EXERCISE DIRECTIONS ▸
Starting at the first line of the data, please print exactly those lines through the one that holds "(rep) at (582,170)", omitting every picture.
────────
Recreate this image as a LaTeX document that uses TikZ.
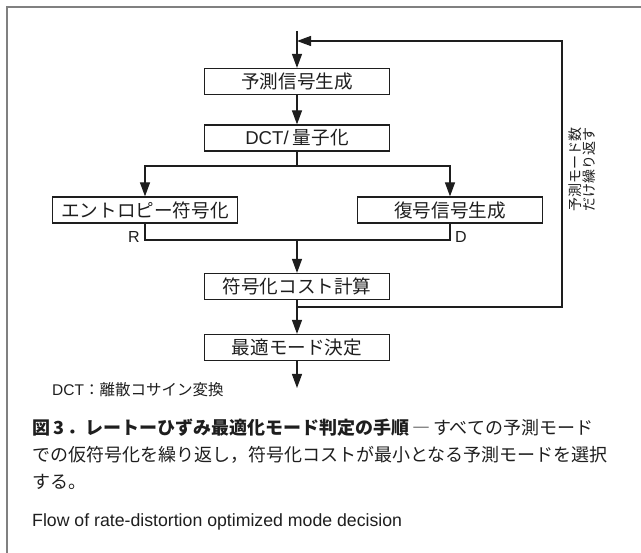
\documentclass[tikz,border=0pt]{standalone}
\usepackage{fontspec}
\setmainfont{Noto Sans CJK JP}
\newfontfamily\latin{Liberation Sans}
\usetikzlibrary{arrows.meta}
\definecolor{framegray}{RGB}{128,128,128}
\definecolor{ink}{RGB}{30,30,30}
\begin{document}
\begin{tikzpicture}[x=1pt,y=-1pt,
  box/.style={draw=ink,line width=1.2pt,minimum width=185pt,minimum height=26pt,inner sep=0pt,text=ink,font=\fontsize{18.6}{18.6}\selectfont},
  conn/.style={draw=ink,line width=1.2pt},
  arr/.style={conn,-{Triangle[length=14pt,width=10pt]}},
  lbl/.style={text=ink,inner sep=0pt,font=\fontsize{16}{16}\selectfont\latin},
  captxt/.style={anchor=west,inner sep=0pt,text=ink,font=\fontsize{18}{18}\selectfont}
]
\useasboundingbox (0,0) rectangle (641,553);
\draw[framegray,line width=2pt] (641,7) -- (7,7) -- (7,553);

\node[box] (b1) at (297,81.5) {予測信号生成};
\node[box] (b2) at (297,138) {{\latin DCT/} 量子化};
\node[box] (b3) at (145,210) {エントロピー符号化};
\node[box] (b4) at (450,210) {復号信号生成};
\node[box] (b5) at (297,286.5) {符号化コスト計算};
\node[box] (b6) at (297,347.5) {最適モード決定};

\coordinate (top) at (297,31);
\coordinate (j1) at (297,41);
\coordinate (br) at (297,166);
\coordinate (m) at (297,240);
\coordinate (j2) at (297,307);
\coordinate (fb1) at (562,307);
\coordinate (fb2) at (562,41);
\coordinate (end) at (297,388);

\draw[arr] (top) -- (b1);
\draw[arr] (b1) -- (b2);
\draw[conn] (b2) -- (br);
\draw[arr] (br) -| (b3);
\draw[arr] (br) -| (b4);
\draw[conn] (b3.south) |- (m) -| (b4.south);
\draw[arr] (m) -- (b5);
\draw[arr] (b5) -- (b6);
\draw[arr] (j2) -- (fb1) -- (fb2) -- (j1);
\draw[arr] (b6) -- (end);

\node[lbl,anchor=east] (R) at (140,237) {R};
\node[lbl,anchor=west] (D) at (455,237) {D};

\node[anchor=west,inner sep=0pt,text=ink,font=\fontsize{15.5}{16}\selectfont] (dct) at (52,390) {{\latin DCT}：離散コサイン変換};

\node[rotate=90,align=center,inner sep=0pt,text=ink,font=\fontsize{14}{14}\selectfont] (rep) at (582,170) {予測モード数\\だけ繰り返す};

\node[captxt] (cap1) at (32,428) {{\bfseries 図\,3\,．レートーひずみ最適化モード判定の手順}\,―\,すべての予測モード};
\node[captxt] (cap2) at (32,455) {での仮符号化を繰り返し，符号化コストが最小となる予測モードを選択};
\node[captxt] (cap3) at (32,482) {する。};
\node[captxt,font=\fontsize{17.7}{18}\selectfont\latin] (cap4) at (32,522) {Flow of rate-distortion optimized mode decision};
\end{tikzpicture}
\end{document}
────────
TASK SOLUTION ▸
Recreate this image as a LaTeX document that uses TikZ.
\documentclass[tikz,border=0pt]{standalone}
\usepackage{fontspec}
\setmainfont{Noto Sans CJK JP}
\newfontfamily\latin{Liberation Sans}
\usetikzlibrary{arrows.meta}
\definecolor{framegray}{RGB}{128,128,128}
\definecolor{ink}{RGB}{30,30,30}
\begin{document}
\begin{tikzpicture}[x=1pt,y=-1pt,
  box/.style={draw=ink,line width=1.2pt,minimum width=185pt,minimum height=26pt,inner sep=0pt,text=ink,font=\fontsize{18.6}{18.6}\selectfont},
  conn/.style={draw=ink,line width=1.2pt},
  arr/.style={conn,-{Triangle[length=14pt,width=10pt]}},
  lbl/.style={text=ink,inner sep=0pt,font=\fontsize{16}{16}\selectfont\latin},
  captxt/.style={anchor=west,inner sep=0pt,text=ink,font=\fontsize{18}{18}\selectfont}
]
\useasboundingbox (0,0) rectangle (641,553);
\draw[framegray,line width=2pt] (641,7) -- (7,7) -- (7,553);

\node[box] (b1) at (297,81.5) {予測信号生成};
\node[box] (b2) at (297,138) {{\latin DCT/} 量子化};
\node[box] (b3) at (145,210) {エントロピー符号化};
\node[box] (b4) at (450,210) {復号信号生成};
\node[box] (b5) at (297,286.5) {符号化コスト計算};
\node[box] (b6) at (297,347.5) {最適モード決定};

\coordinate (top) at (297,31);
\coordinate (j1) at (297,41);
\coordinate (br) at (297,166);
\coordinate (m) at (297,240);
\coordinate (j2) at (297,307);
\coordinate (fb1) at (562,307);
\coordinate (fb2) at (562,41);
\coordinate (end) at (297,388);

\draw[arr] (top) -- (b1);
\draw[arr] (b1) -- (b2);
\draw[conn] (b2) -- (br);
\draw[arr] (br) -| (b3);
\draw[arr] (br) -| (b4);
\draw[conn] (b3.south) |- (m) -| (b4.south);
\draw[arr] (m) -- (b5);
\draw[arr] (b5) -- (b6);
\draw[arr] (j2) -- (fb1) -- (fb2) -- (j1);
\draw[arr] (b6) -- (end);

\node[lbl,anchor=east] (R) at (140,237) {R};
\node[lbl,anchor=west] (D) at (455,237) {D};

\node[anchor=west,inner sep=0pt,text=ink,font=\fontsize{15.5}{16}\selectfont] (dct) at (52,390) {{\latin DCT}：離散コサイン変換};

\node[rotate=90,align=center,inner sep=0pt,text=ink,font=\fontsize{14}{14}\selectfont] (rep) at (582,170) {予測モード数\\だけ繰り返す};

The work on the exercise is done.